Task brief:
Please output every line of the material as it stands, without the pictures.

Supplied data:

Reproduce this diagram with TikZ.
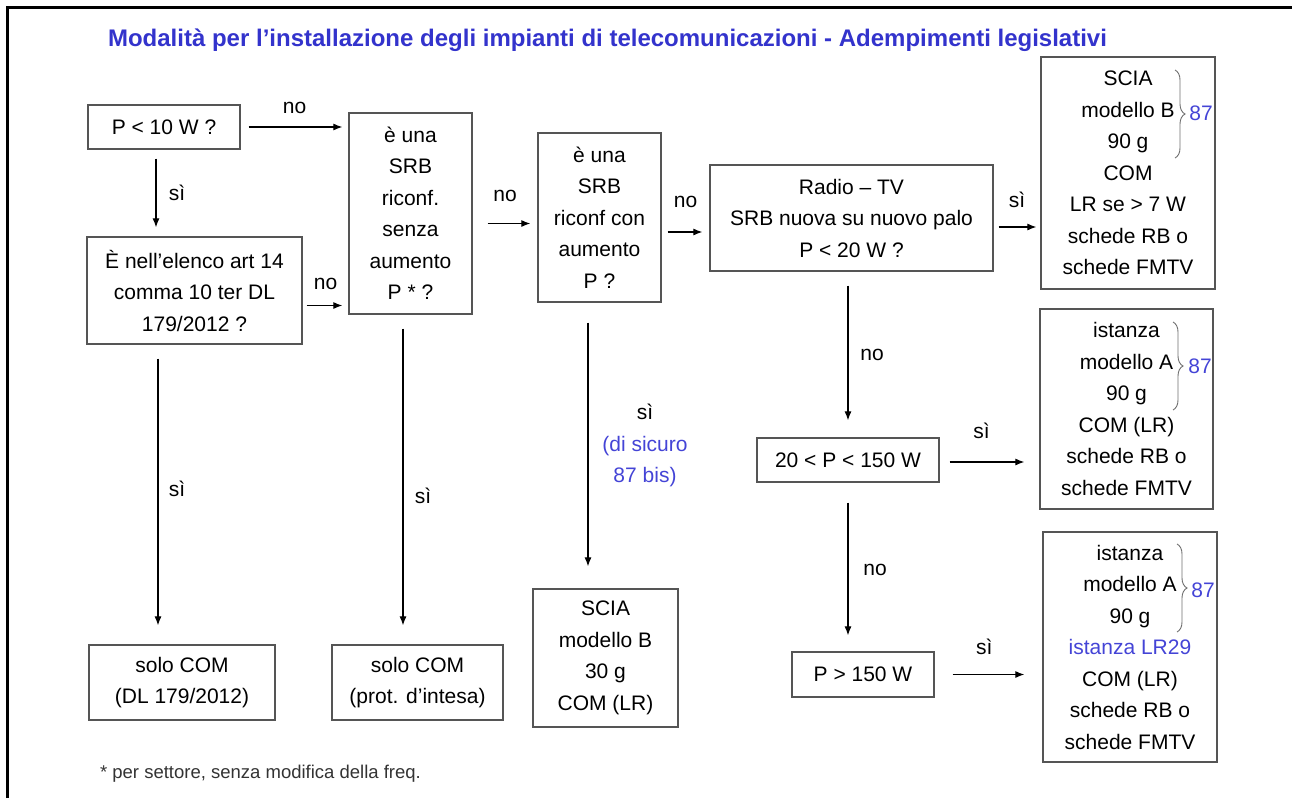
\documentclass[tikz,border=0pt]{standalone}
\usepackage{fontspec}
\setmainfont{Liberation Sans}
\usetikzlibrary{arrows.meta,decorations.pathreplacing}
\definecolor{titleblue}{RGB}{51,51,204}
\definecolor{noteblue}{RGB}{68,68,214}
\definecolor{boxgray}{RGB}{85,85,85}
\definecolor{bracegray}{RGB}{110,110,110}
\newcommand{\bodyfont}{\fontsize{21}{31.5}\selectfont}

\begin{document}
\begin{tikzpicture}[x=1pt,y=-1pt,
    box/.style={draw=boxgray,line width=1.3pt,align=center,inner sep=0pt,font=\bodyfont},
    arr/.style={line width=1.1pt,-{Latex[length=9pt,width=7pt]}},
    lbl/.style={font=\bodyfont,inner sep=0pt,align=center},
    brc/.style={draw=bracegray,line width=0.9pt,decorate,decoration={brace,amplitude=10pt}}]
  \useasboundingbox (0,0) rectangle (1292,798);
  % frame and title
  \draw[line width=3pt] (7,798) -- (7,7) -- (1292,7);
  \node[font=\fontsize{24}{28}\selectfont\bfseries,text=titleblue] (title) at (607.5,40)
    {Modalità per l’installazione degli impianti di telecomunicazioni - Adempimenti legislativi};
  % questions
  \node[box,minimum width=152pt,minimum height=44pt]  (p10)     at (164,127)   {P < 10 W ?};
  \node[box,minimum width=215pt,minimum height=107pt] (elenco)  at (194.5,290.5) {È nell’elenco art 14\\comma 10 ter DL\\179/2012 ?};
  \node[box,minimum width=123pt,minimum height=201pt] (riconf)  at (410.5,213.5) {è una\\SRB\\riconf.\\senza\\aumento\\P * ?};
  \node[box,minimum width=123pt,minimum height=169pt] (aumento) at (599.5,217.5) {è una\\SRB\\riconf con\\aumento\\P ?};
  \node[box,minimum width=283pt,minimum height=106pt] (radio)   at (851.5,218) {Radio – TV\\SRB nuova su nuovo palo\\P < 20 W ?};
  \node[box,minimum width=182pt,minimum height=44pt]  (p150)    at (848,460)   {20 < P < 150 W};
  \node[box,minimum width=142pt,minimum height=45pt]  (pgt)     at (863,674.5) {P > 150 W};
  % outcomes
  \node[box,minimum width=186pt,minimum height=75pt]  (com1)    at (182,682.5) {solo COM\\(DL 179/2012)};
  \node[box,minimum width=171pt,minimum height=75pt]  (com2)    at (417.5,682.5) {solo COM\\(prot. d’intesa)};
  \node[box,minimum width=145pt,minimum height=138pt] (scia30)  at (605.5,658) {SCIA\\modello B\\30 g\\COM (LR)};
  \node[box,minimum width=174pt,minimum height=232pt] (scia)    at (1128,173)  {SCIA\\modello B\\90 g\\COM\\LR se > 7 W\\schede RB o\\schede FMTV};
  \node[box,minimum width=173pt,minimum height=200pt] (istA)    at (1126.5,409) {istanza\\modello A\\90 g\\COM (LR)\\schede RB o\\schede FMTV};
  \node[box,minimum width=174pt,minimum height=230pt] (istB)    at (1130,647)  {istanza\\modello A\\90 g\\\textcolor{noteblue}{istanza LR29}\\COM (LR)\\schede RB o\\schede FMTV};
  % braces 87
  \draw[brc] (1175,70) -- (1175,158);
  \node[lbl,text=noteblue] (n87a) at (1201,113) {87};
  \draw[brc] (1173,322) -- (1173,410);
  \node[lbl,text=noteblue] (n87b) at (1200,366) {87};
  \draw[brc] (1177,544) -- (1177,632);
  \node[lbl,text=noteblue] (n87c) at (1203,590) {87};
  % connectors
  \draw[arr,shorten <=8pt,shorten >=6pt] (p10) -- (p10 -| riconf.west)
    node[lbl,midway,yshift=19pt]{no};
  \draw[arr,shorten <=9pt,shorten >=9pt] ([xshift=-8pt]p10.south) -- ([xshift=-8pt]p10.south |- elenco.north)
    node[lbl,midway,xshift=21pt]{sì};
  \draw[arr,shorten <=4pt,shorten >=6pt] ([yshift=-15pt]elenco.east) -- ([yshift=-15pt]elenco.east -| riconf.west)
    node[lbl,midway,yshift=22pt]{no};
  \draw[arr,shorten <=15pt,shorten >=7pt] ([yshift=-10pt]riconf.east) -- ([yshift=-10pt]riconf.east -| aumento.west)
    node[lbl,midway,yshift=28pt]{no};
  \draw[arr,shorten <=6pt,shorten >=7pt] ([yshift=-14.5pt]aumento.east) -- ([yshift=-14.5pt]aumento.east -| radio.west)
    node[lbl,midway,yshift=30pt]{no};
  \draw[arr,shorten <=5pt,shorten >=4pt] ([yshift=-9pt]radio.east) -- ([yshift=-9pt]radio.east -| scia.west)
    node[lbl,midway,yshift=27pt]{sì};
  \draw[arr,shorten <=14pt,shorten >=17pt] (p150 |- radio.south) -- (p150.north)
    node[lbl,midway,xshift=24pt]{no};
  \draw[arr,shorten <=10pt,shorten >=15pt] ([yshift=-2pt]p150.east) -- ([yshift=-2pt]p150.east -| istA.west)
    node[lbl,pos=0.42,yshift=31pt]{sì};
  \draw[arr,shorten <=20pt,shorten >=16pt] (p150.south) -- (p150.south |- pgt.north)
    node[lbl,pos=0.52,xshift=27pt]{no};
  \draw[arr,shorten <=18pt,shorten >=18pt] (pgt) -- (pgt -| istB.west)
    node[lbl,pos=0.46,yshift=28pt]{sì};
  \draw[arr,shorten <=14pt,shorten >=19pt] ([xshift=-36.5pt]elenco.south) -- ([xshift=-36.5pt]elenco.south |- com1.north)
    node[lbl,pos=0.48,xshift=19pt]{sì};
  \draw[arr,shorten <=14pt,shorten >=19pt] ([xshift=-7.5pt]riconf.south) -- ([xshift=-7.5pt]riconf.south |- com2.north)
    node[lbl,pos=0.55,xshift=20pt]{sì};
  \draw[arr,shorten <=20pt,shorten >=22pt] ([xshift=-11.5pt]aumento.south) -- ([xshift=-11.5pt]aumento.south |- scia30.north)
    node[lbl,midway,xshift=57pt]{sì\\\textcolor{noteblue}{(di sicuro}\\\textcolor{noteblue}{87 bis)}};
  % footnote
  \node[font=\fontsize{18.5}{22}\selectfont,text=black!80] (nota) at (260.5,774) {* per settore, senza modifica della freq.};
\end{tikzpicture}
\end{document}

Correct result:
Reproduce this diagram with TikZ.
\documentclass[tikz,border=0pt]{standalone}
\usepackage{fontspec}
\setmainfont{Liberation Sans}
\usetikzlibrary{arrows.meta,decorations.pathreplacing}
\definecolor{titleblue}{RGB}{51,51,204}
\definecolor{noteblue}{RGB}{68,68,214}
\definecolor{boxgray}{RGB}{85,85,85}
\definecolor{bracegray}{RGB}{110,110,110}
\newcommand{\bodyfont}{\fontsize{21}{31.5}\selectfont}

\begin{document}
\begin{tikzpicture}[x=1pt,y=-1pt,
    box/.style={draw=boxgray,line width=1.3pt,align=center,inner sep=0pt,font=\bodyfont},
    arr/.style={line width=1.1pt,-{Latex[length=9pt,width=7pt]}},
    lbl/.style={font=\bodyfont,inner sep=0pt,align=center},
    brc/.style={draw=bracegray,line width=0.9pt,decorate,decoration={brace,amplitude=10pt}}]
  \useasboundingbox (0,0) rectangle (1292,798);
  % frame and title
  \draw[line width=3pt] (7,798) -- (7,7) -- (1292,7);
  \node[font=\fontsize{24}{28}\selectfont\bfseries,text=titleblue] (title) at (607.5,40)
    {Modalità per l’installazione degli impianti di telecomunicazioni - Adempimenti legislativi};
  % questions
  \node[box,minimum width=152pt,minimum height=44pt]  (p10)     at (164,127)   {P < 10 W ?};
  \node[box,minimum width=215pt,minimum height=107pt] (elenco)  at (194.5,290.5) {È nell’elenco art 14\\comma 10 ter DL\\179/2012 ?};
  \node[box,minimum width=123pt,minimum height=201pt] (riconf)  at (410.5,213.5) {è una\\SRB\\riconf.\\senza\\aumento\\P * ?};
  \node[box,minimum width=123pt,minimum height=169pt] (aumento) at (599.5,217.5) {è una\\SRB\\riconf con\\aumento\\P ?};
  \node[box,minimum width=283pt,minimum height=106pt] (radio)   at (851.5,218) {Radio – TV\\SRB nuova su nuovo palo\\P < 20 W ?};
  \node[box,minimum width=182pt,minimum height=44pt]  (p150)    at (848,460)   {20 < P < 150 W};
  \node[box,minimum width=142pt,minimum height=45pt]  (pgt)     at (863,674.5) {P > 150 W};
  % outcomes
  \node[box,minimum width=186pt,minimum height=75pt]  (com1)    at (182,682.5) {solo COM\\(DL 179/2012)};
  \node[box,minimum width=171pt,minimum height=75pt]  (com2)    at (417.5,682.5) {solo COM\\(prot. d’intesa)};
  \node[box,minimum width=145pt,minimum height=138pt] (scia30)  at (605.5,658) {SCIA\\modello B\\30 g\\COM (LR)};
  \node[box,minimum width=174pt,minimum height=232pt] (scia)    at (1128,173)  {SCIA\\modello B\\90 g\\COM\\LR se > 7 W\\schede RB o\\schede FMTV};
  \node[box,minimum width=173pt,minimum height=200pt] (istA)    at (1126.5,409) {istanza\\modello A\\90 g\\COM (LR)\\schede RB o\\schede FMTV};
  \node[box,minimum width=174pt,minimum height=230pt] (istB)    at (1130,647)  {istanza\\modello A\\90 g\\\textcolor{noteblue}{istanza LR29}\\COM (LR)\\schede RB o\\schede FMTV};
  % braces 87
  \draw[brc] (1175,70) -- (1175,158);
  \node[lbl,text=noteblue] (n87a) at (1201,113) {87};
  \draw[brc] (1173,322) -- (1173,410);
  \node[lbl,text=noteblue] (n87b) at (1200,366) {87};
  \draw[brc] (1177,544) -- (1177,632);
  \node[lbl,text=noteblue] (n87c) at (1203,590) {87};
  % connectors
  \draw[arr,shorten <=8pt,shorten >=6pt] (p10) -- (p10 -| riconf.west)
    node[lbl,midway,yshift=19pt]{no};
  \draw[arr,shorten <=9pt,shorten >=9pt] ([xshift=-8pt]p10.south) -- ([xshift=-8pt]p10.south |- elenco.north)
    node[lbl,midway,xshift=21pt]{sì};
  \draw[arr,shorten <=4pt,shorten >=6pt] ([yshift=-15pt]elenco.east) -- ([yshift=-15pt]elenco.east -| riconf.west)
    node[lbl,midway,yshift=22pt]{no};
  \draw[arr,shorten <=15pt,shorten >=7pt] ([yshift=-10pt]riconf.east) -- ([yshift=-10pt]riconf.east -| aumento.west)
    node[lbl,midway,yshift=28pt]{no};
  \draw[arr,shorten <=6pt,shorten >=7pt] ([yshift=-14.5pt]aumento.east) -- ([yshift=-14.5pt]aumento.east -| radio.west)
    node[lbl,midway,yshift=30pt]{no};
  \draw[arr,shorten <=5pt,shorten >=4pt] ([yshift=-9pt]radio.east) -- ([yshift=-9pt]radio.east -| scia.west)
    node[lbl,midway,yshift=27pt]{sì};
  \draw[arr,shorten <=14pt,shorten >=17pt] (p150 |- radio.south) -- (p150.north)
    node[lbl,midway,xshift=24pt]{no};
  \draw[arr,shorten <=10pt,shorten >=15pt] ([yshift=-2pt]p150.east) -- ([yshift=-2pt]p150.east -| istA.west)
    node[lbl,pos=0.42,yshift=31pt]{sì};
  \draw[arr,shorten <=20pt,shorten >=16pt] (p150.south) -- (p150.south |- pgt.north)
    node[lbl,pos=0.52,xshift=27pt]{no};
  \draw[arr,shorten <=18pt,shorten >=18pt] (pgt) -- (pgt -| istB.west)
    node[lbl,pos=0.46,yshift=28pt]{sì};
  \draw[arr,shorten <=14pt,shorten >=19pt] ([xshift=-36.5pt]elenco.south) -- ([xshift=-36.5pt]elenco.south |- com1.north)
    node[lbl,pos=0.48,xshift=19pt]{sì};
  \draw[arr,shorten <=14pt,shorten >=19pt] ([xshift=-7.5pt]riconf.south) -- ([xshift=-7.5pt]riconf.south |- com2.north)
    node[lbl,pos=0.55,xshift=20pt]{sì};
  \draw[arr,shorten <=20pt,shorten >=22pt] ([xshift=-11.5pt]aumento.south) -- ([xshift=-11.5pt]aumento.south |- scia30.north)
    node[lbl,midway,xshift=57pt]{sì\\\textcolor{noteblue}{(di sicuro}\\\textcolor{noteblue}{87 bis)}};
  % footnote
  \node[font=\fontsize{18.5}{22}\selectfont,text=black!80] (nota) at (260.5,774) {* per settore, senza modifica della freq.};
\end{tikzpicture}
\end{document}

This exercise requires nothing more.